What is power?

The power of a hypothesis test is the is the probability that the test correctly rejects the null hypothesis. The power of a hypothesis test is affected by the sample size, the difference, the variability of the data, and the significance level of the test.

If a test has low power, you might fail to detect an effect and mistakenly conclude that none exists. If a test has power that is too high, very small and possibly uninteresting effects might seem to be significant.

No test is perfect; there is always the possibility that the results of a test will lead you to reject the null hypothesis (H₀) when it is actually true (a type I error) or to fail to reject H₀ when it is actually false (a type II error). This is because in order to estimate population means, you have to take random samples, and random samples are just that, random. Thus, it is always possible that your sample mean will be very different from the population mean.

For example, suppose that a certain normally distributed population has a mean (μ) of 10 and a standard deviation (σ) of 2. This distribution indicates that 95.44% of the values in this population are between 6 and 14. However, it is always possible that you could select 10 observations at random and end up with a sample mean of 4. From such a sample you wouldn't guess that the population mean of the population is actually 10!

Of course, the odds of getting such a sample are incredibly small, but it is nevertheless, possible. Sampling error can sometimes lead you to the wrong conclusion. While you can't know when this will occur, you can estimate how often it will occur. That's where power comes in.

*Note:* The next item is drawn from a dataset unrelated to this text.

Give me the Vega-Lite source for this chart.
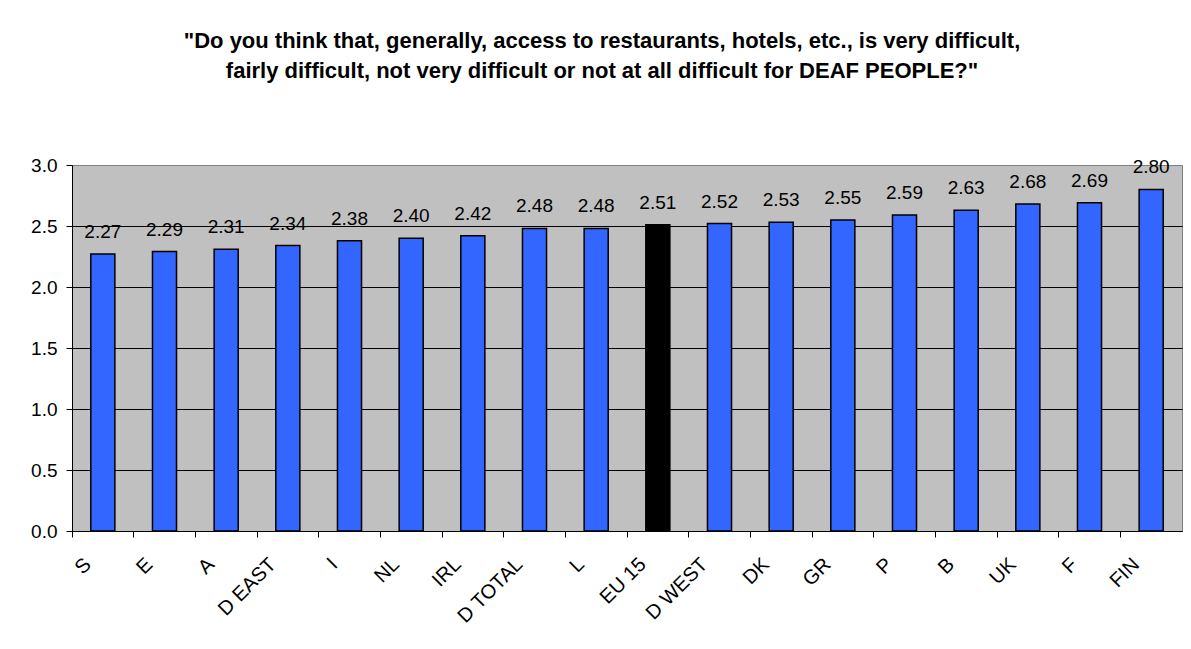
{
  "$schema": "https://vega.github.io/schema/vega-lite/v6.json",
  "width": 1110,
  "height": 366,
  "autosize": "none",
  "padding": {"left": 72, "top": 165, "right": 9, "bottom": 118},
  "background": "white",
  "title": {
    "text": ["\"Do you think that, generally, access to restaurants, hotels, etc., is very difficult,", "fairly difficult, not very difficult or not at all difficult for DEAF PEOPLE?\""],
    "font": "Liberation Sans",
    "fontSize": 22,
    "fontWeight": "bold",
    "color": "black",
    "anchor": "middle",
    "dx": -25,
    "offset": 73,
    "lineHeight": 30
  },
  "data": {
    "values": [
      {"country": "S", "value": 2.27, "group": "country"},
      {"country": "E", "value": 2.29, "group": "country"},
      {"country": "A", "value": 2.31, "group": "country"},
      {"country": "D EAST", "value": 2.34, "group": "country"},
      {"country": "I", "value": 2.38, "group": "country"},
      {"country": "NL", "value": 2.40, "group": "country"},
      {"country": "IRL", "value": 2.42, "group": "country"},
      {"country": "D TOTAL", "value": 2.48, "group": "country"},
      {"country": "L", "value": 2.48, "group": "country"},
      {"country": "EU 15", "value": 2.51, "group": "EU"},
      {"country": "D WEST", "value": 2.52, "group": "country"},
      {"country": "DK", "value": 2.53, "group": "country"},
      {"country": "GR", "value": 2.55, "group": "country"},
      {"country": "P", "value": 2.59, "group": "country"},
      {"country": "B", "value": 2.63, "group": "country"},
      {"country": "UK", "value": 2.68, "group": "country"},
      {"country": "F", "value": 2.69, "group": "country"},
      {"country": "FIN", "value": 2.80, "group": "country"}
    ]
  },
  "config": {
    "view": {"fill": "#C0C0C0", "stroke": "#808080", "strokeWidth": 1},
    "axis": {"labelFont": "Liberation Sans", "labelFontSize": 19, "labelColor": "black", "domainColor": "black", "tickColor": "black", "domainWidth": 1, "tickWidth": 1}
  },
  "encoding": {
    "x": {
      "field": "country",
      "type": "nominal",
      "sort": null,
      "scale": {"paddingInner": 0, "paddingOuter": 0},
      "axis": {"title": null, "labelAngle": -45, "labelAlign": "right", "labelBaseline": "middle", "labelFontSize": 20, "bandPosition": 0, "tickSize": 6, "labelPadding": 24, "labelOffset": -15}
    },
    "y": {
      "field": "value",
      "type": "quantitative",
      "scale": {"domain": [0, 3], "nice": false},
      "axis": {
        "title": null,
        "values": [0, 0.5, 1, 1.5, 2, 2.5, 3],
        "format": ".1f",
        "grid": true,
        "gridColor": {"condition": {"test": "datum.value === 3", "value": "#808080"}, "value": "black"},
        "gridWidth": 1,
        "tickSize": 6,
        "labelPadding": 9
      }
    }
  },
  "layer": [
    {
      "mark": {"type": "bar", "width": {"band": 0.39}, "stroke": "black", "strokeWidth": 1.5},
      "encoding": {
        "color": {"field": "group", "type": "nominal", "scale": {"domain": ["country", "EU"], "range": ["#3366FF", "#000000"]}, "legend": null}
      }
    },
    {
      "mark": {"type": "text", "dy": -16, "baseline": "alphabetic", "font": "Liberation Sans", "fontSize": 19, "color": "black"},
      "encoding": {
        "text": {"field": "value", "type": "quantitative", "format": ".2f"}
      }
    }
  ]
}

For example, suppose you perform a 1-sample t-test to determine whether the mean volume of product dispensed into shampoo bottles in your factory is different from the target volume of 8 oz. You decide to take a random sample of 10 bottles. If μ is actually 7.5 oz (the bottles are being under filled by 0.5 oz) and σ is actually 0.43 oz, then the test has a power of 0.9039.

A power value of 0.9039 means that if you go out and repeat the same experiment many times (taking a new random sample each time), about 90.39% of the time you will end up correctly rejecting the null hypothesis. The other 9.61% of the time, sampling error will cause you to fail to reject H₀, even though it is really false. Of course, you are not likely to go out and repeat the test more than one time, but it is good to know that the odds of getting a misleading sample are relatively small.